A cause for beatification and canonisation was opened for Romero, and Pope John Paul II bestowed upon him the title Servant of God. He is often referred to as “San Romero” or St Romero by Catholics in El Salvador. He is one of the 10 20th century martyrs who are depicted in statues above the Great West Door of Westminster Abbey in London.

Ernesto ‘Che’ Guevara - martyr

Ernesto Guevara-Lynch and Celia de la Serna y de la Llosa both came from wealthy backgrounds but had a huge social conscience which was to rub off on their son Ernestito, who would in adulthood be nicknamed ‘Che’.

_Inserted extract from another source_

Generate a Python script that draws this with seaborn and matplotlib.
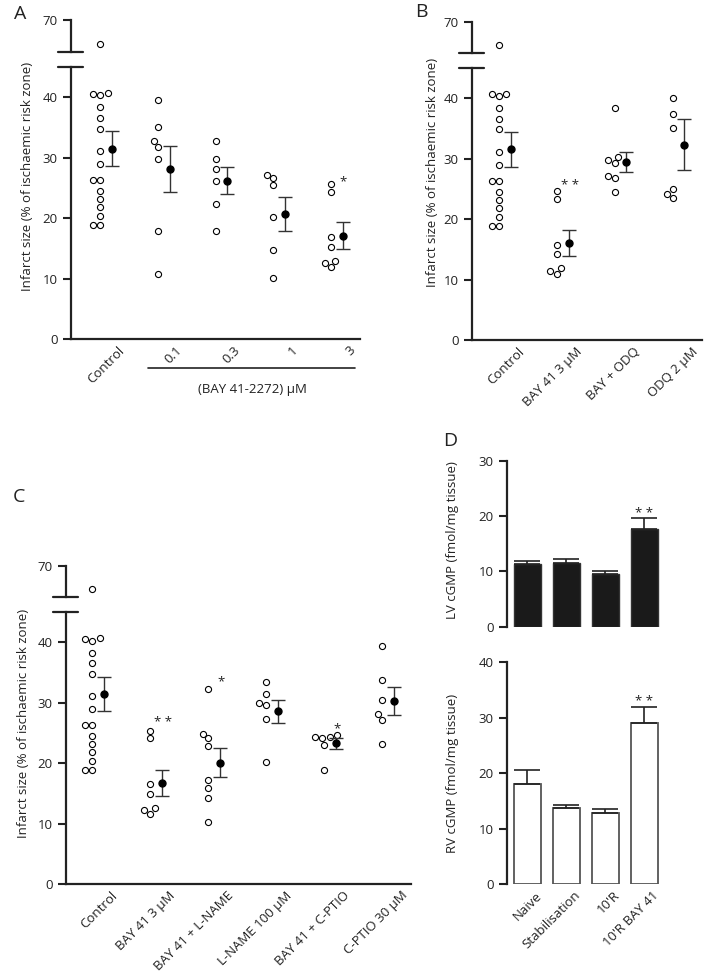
import numpy as np
import pandas as pd
import matplotlib.pyplot as plt
import matplotlib.transforms as mtransforms
import seaborn as sns
plt.switch_backend('Agg')

# individual infarct sizes (% of ischaemic risk zone)
control = [62.5, 40.7, 40.3, 40.6, 38.3, 36.6, 34.8, 31.1, 28.9, 26.3, 26.3,
           24.5, 23.1, 21.8, 20.4, 18.9, 18.8]
bay_01 = [39.5, 35.0, 32.7, 31.7, 29.8, 17.9, 10.7]
bay_03 = [32.7, 29.8, 28.2, 26.2, 22.4, 17.8]
bay_1 = [27.2, 26.7, 25.5, 20.2, 14.7, 10.1]
bay_3 = [25.7, 24.3, 16.8, 15.2, 12.9, 12.5, 11.9]

b_bay3 = [24.6, 23.3, 15.8, 14.2, 11.9, 11.5, 10.9]
b_bay_odq = [38.4, 30.3, 29.8, 29.2, 27.1, 26.7, 24.4]
b_odq = [40.0, 37.3, 35.0, 25.0, 24.2, 23.4]

c_bay3 = [25.3, 24.1, 16.5, 14.9, 12.6, 12.25, 11.6]
c_bay_lname = [32.3, 24.9, 24.1, 22.8, 17.2, 15.9, 14.3, 10.2]
c_lname = [33.5, 31.4, 29.9, 29.7, 27.3, 20.2]
c_bay_cptio = [24.6, 24.4, 24.3, 24.2, 23.05, 18.8]
c_cptio = [39.4, 33.7, 30.4, 28.1, 27.15, 23.2]

# group labels, means and SEM
a_labels = ["Control", "0.1", "0.3", "1", "3"]
a_means = [31.5, 28.1, 26.2, 20.7, 17.1]
a_sems = [2.85, 3.85, 2.2, 2.85, 2.2]

b_labels = ["Control", "BAY 41 3 µM", "BAY + ODQ", "ODQ 2 µM"]
b_means = [31.5, 16.1, 29.4, 32.3]
b_sems = [2.85, 2.15, 1.65, 4.2]

c_labels = ["Control", "BAY 41 3 µM", "BAY 41 + L-NAME", "L-NAME 100 µM",
            "BAY 41 + C-PTIO", "C-PTIO 30 µM"]
c_means = [31.5, 16.8, 20.1, 28.6, 23.3, 30.3]
c_sems = [2.85, 2.15, 2.45, 1.9, 0.9, 2.3]

# panel D: cGMP content
d_labels = ["Naive", "Stabilisation", "10'R", "10'R BAY 41"]
lv_cgmp = [11.3, 11.6, 9.5, 17.7]
lv_err = [0.5, 0.7, 0.5, 1.9]
rv_cgmp = [18.05, 13.8, 12.8, 29.0]
rv_err = [2.45, 0.4, 0.7, 2.9]

W, H = 706, 977
INK = '#222222'
FS = 9.5

sns.set_theme(style='ticks')
plt.rcParams['font.family'] = ['Open Sans', 'DejaVu Sans']
plt.rcParams['text.color'] = INK
plt.rcParams['xtick.color'] = INK
plt.rcParams['ytick.color'] = INK

fig = plt.figure(figsize=(W / 100, H / 100), dpi=100)


def px_axes(l, t, r, b):
    return fig.add_axes([l / W, 1 - b / H, (r - l) / W, (b - t) / H])


def base_style(ax):
    for s in ax.spines.values():
        s.set_color(INK)
        s.set_linewidth(1.6)
    ax.spines['top'].set_visible(False)
    ax.spines['right'].set_visible(False)
    ax.tick_params(axis='y', length=5.5, width=1.5, pad=4, labelsize=FS)
    ax.tick_params(axis='x', length=0, labelsize=FS)
    ax.set_xlabel('')
    ax.set_ylabel('')
    ax.set_facecolor('none')


def dot_panel(values, labels, means, sems, low_box, up_box, xlim, stars, lab_shift):
    rows = []
    for i, vals in enumerate(values):
        for v in vals:
            rows.append((i - 0.1, v))
    df = pd.DataFrame(rows, columns=['pos', 'infarct'])

    ax_up = px_axes(*up_box)
    ax = px_axes(*low_box)
    for a in (ax, ax_up):
        sns.swarmplot(data=df, x='pos', y='infarct', native_scale=True, orient='x',
                      ax=a, color='white', edgecolor='black', linewidth=0.8, size=4.4)
        a.set_xlim(xlim)
        base_style(a)

    ax.errorbar(np.arange(len(means)) + 0.1, means, yerr=sems, fmt='o', color='black',
                ms=5, ecolor='#333333', elinewidth=1, capsize=5.3, capthick=1, zorder=5)
    ax.set_ylim(0, 45)
    ax.set_yticks([0, 10, 20, 30, 40])
    ax.set_xticks(np.arange(len(labels)) + lab_shift)
    ax.set_xticklabels(labels, rotation=45, ha='right', rotation_mode='anchor')

    ax_up.set_ylim(60, 70)
    ax_up.set_yticks([70])
    ax_up.set_xticks([])
    ax_up.spines['bottom'].set_visible(False)

    # axis break marks
    wpx = (low_box[2] - low_box[0])
    dl, dr = 13 / wpx, 12 / wpx
    ax.plot([-dl, dr], [1, 1], transform=ax.transAxes, color=INK, lw=1.6, clip_on=False)
    ax_up.plot([-dl, dr], [0, 0], transform=ax_up.transAxes, color=INK, lw=1.6, clip_on=False)

    for (xi, yi, s) in stars:
        ax.text(xi, yi, s, ha='center', va='center', fontsize=FS)
    return ax, ax_up


# ---------------- A ----------------
axA, _ = dot_panel([control, bay_01, bay_03, bay_1, bay_3], a_labels, a_means, a_sems,
                   (71, 67, 360, 339), (71, 20, 360, 52), (-0.61, 4.40),
                   [(4.1, 26.0, '*')], 0.2)
trA = mtransforms.blended_transform_factory(axA.transData, axA.transAxes)
axA.plot([0.73, 4.32], [-0.108, -0.108], transform=trA, color=INK, lw=1.2, clip_on=False)
axA.text(2.53, -0.184, "(BAY 41-2272) µM", transform=trA, ha='center', va='center', fontsize=FS)

# ---------------- B ----------------
dot_panel([control, b_bay3, b_bay_odq, b_odq], b_labels, b_means, b_sems,
          (472, 67.6, 702, 340.3), (472, 21.7, 702, 53.3), (-0.57, 3.41),
          [(1.12, 25.6, '* *')], 0.22)

# ---------------- C ----------------
dot_panel([control, c_bay3, c_bay_lname, c_lname, c_bay_cptio, c_cptio], c_labels,
          c_means, c_sems, (65.7, 612.2, 410.7, 884), (65.7, 565.7, 410.7, 597.3),
          (-0.56, 5.39),
          [(1.12, 26.7, '* *'), (2.12, 33.5, '*'), (4.12, 25.7, '*')], 0.22)

# ---------------- D ----------------
axLV = px_axes(507, 460.7, 660, 626.7)
axRV = px_axes(507, 662.3, 660, 884)

sns.barplot(x=d_labels, y=lv_cgmp, ax=axLV, color='#1a1a1a', edgecolor='#333333',
            linewidth=1, width=0.7, saturation=1, errorbar=None)
axLV.errorbar(np.arange(4), lv_cgmp, yerr=[np.zeros(4), lv_err], fmt='none',
              ecolor=INK, elinewidth=1.2, capsize=9.7, capthick=1.2, zorder=5)
sns.barplot(x=d_labels, y=rv_cgmp, ax=axRV, color='white', edgecolor='#555555',
            linewidth=1.3, width=0.7, saturation=1, errorbar=None)
axRV.errorbar(np.arange(4), rv_cgmp, yerr=[np.zeros(4), rv_err], fmt='none',
              ecolor=INK, elinewidth=1.2, capsize=9.7, capthick=1.2, zorder=5)

for a, top in ((axLV, 30), (axRV, 40)):
    base_style(a)
    a.spines['bottom'].set_visible(False)
    a.set_xlim(-0.52, 3.4)
    a.set_ylim(0, top)
    a.set_yticks(np.arange(0, top + 1, 10))

axLV.set_xticks([])
axRV.set_xticks(np.arange(4) + 0.2)
axRV.set_xticklabels(d_labels, rotation=45, ha='right', rotation_mode='anchor')
axLV.text(3, 20.4, '* *', ha='center', va='center', fontsize=FS)
axRV.text(3, 32.9, '* *', ha='center', va='center', fontsize=FS)

# y labels
ylab = "Infarct size (% of ischaemic risk zone)"
fig.text(28 / W, 1 - 176 / H, ylab, rotation=90, ha='center', va='center', fontsize=FS)
fig.text(432 / W, 1 - 172 / H, ylab, rotation=90, ha='center', va='center', fontsize=FS)
fig.text(24 / W, 1 - 723 / H, ylab, rotation=90, ha='center', va='center', fontsize=FS)
fig.text(453 / W, 1 - 540 / H, "LV cGMP (fmol/mg tissue)", rotation=90,
         ha='center', va='center', fontsize=FS)
fig.text(453 / W, 1 - 773 / H, "RV cGMP (fmol/mg tissue)", rotation=90,
         ha='center', va='center', fontsize=FS)

# panel letters
for lx, ly, s in ((20, 14, 'A'), (421, 12, 'B'), (19, 497, 'C'), (450, 441, 'D')):
    fig.text(lx / W, 1 - ly / H, s, ha='center', va='center', fontsize=14)

fig.savefig("out.png", dpi=100)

The young Ernesto suffered from asthma. As a child he was forced to decide whether he would become a victim or a survivor. His strength of character made the choice easy: Ernestito did not choose victimhood. His parents were determined he should lead as normal a life as possible. They encouraged him to practise sports, to swim and enjoy the outdoors, and he determined early on that he would not let the asthma bring him down or interfere with anything he wanted to do.

In his teens, Guevara had been attracted to the ideas of Mahatma Gandhi who advocated non-violence, but when he was captured in Bolivia at the age of 39 he had a weapon in his hand.

He had turned to violence early in life when he decided on the futility of any other way of resisting European and US dominance. The Irish revolutionary Tom Barry, whose tactics were studied by Che said: “The British had gone down in the mire to destroy us and our nation and down after them we had to go.”

These words would resonate in the ears of Che. Similarly the USA had gone down in the mire, not of a nation but of a whole continent.

Che was not black, he was not hungry, nobody had trampled him underfoot, he had access to education and yet he understood like no one else the plight of those who had nothing - THE POOR.

You do not have to accept all his ideals and political choices to see that Che’s was a remarkable, inspiring, and in many ways, exemplary life. He started life as a carefree upper-class Argentine boy in search of fun and adventure. His fun and adventures across a continent opened his eyes to the plight of the disenfranchised, the dispossessed, the exploited, and the poor, which led him to become a revolutionary who would fight for the downtrodden of two continents and lay down his life for his fellow man.

The New York Times journalist Herbert L Matthews who spent time with Che during the Cuban revolt says: “His dedication to his revolutionary beliefs was deeply religious. Che had a missionary’s faith in the innate goodness of man, in the ability of workers to dedicate themselves to ideals and to overcome selfishness and prejudices. It was the other side of the coin of his indignation against injustice and exploitation of the humble. He saw the solution in an exalted form of Marxism that would bring freedom and brotherhood. Such men are born to be martyrs.”

Oscar Romero and Che Guevara - both larger than life, so their enemies had to kill them-only to discover that they were both larger than death. The enemy

and commonality: IMPERIALISM.

The belly of the beast

Finally if Mr Ganley is looking for mass murderers he need look no further than “the belly of the beast”. Has Mr Ganley ever heard of the School of the Americas, better known as the “School of the Assassins” formerly based in Panama but in recent times based in Fort Benning, Georgia?

He might contact Fr Roy Bourgeois of School of the Americas Watch or even US Congressman Joseph Kennedy (another one of our own ).

“The US Army School of the Americas is a school that has run more dictators than any other school in the history of the world” said Kennedy. Oscar Romero was murdered by one of the school’s graduates cum laude.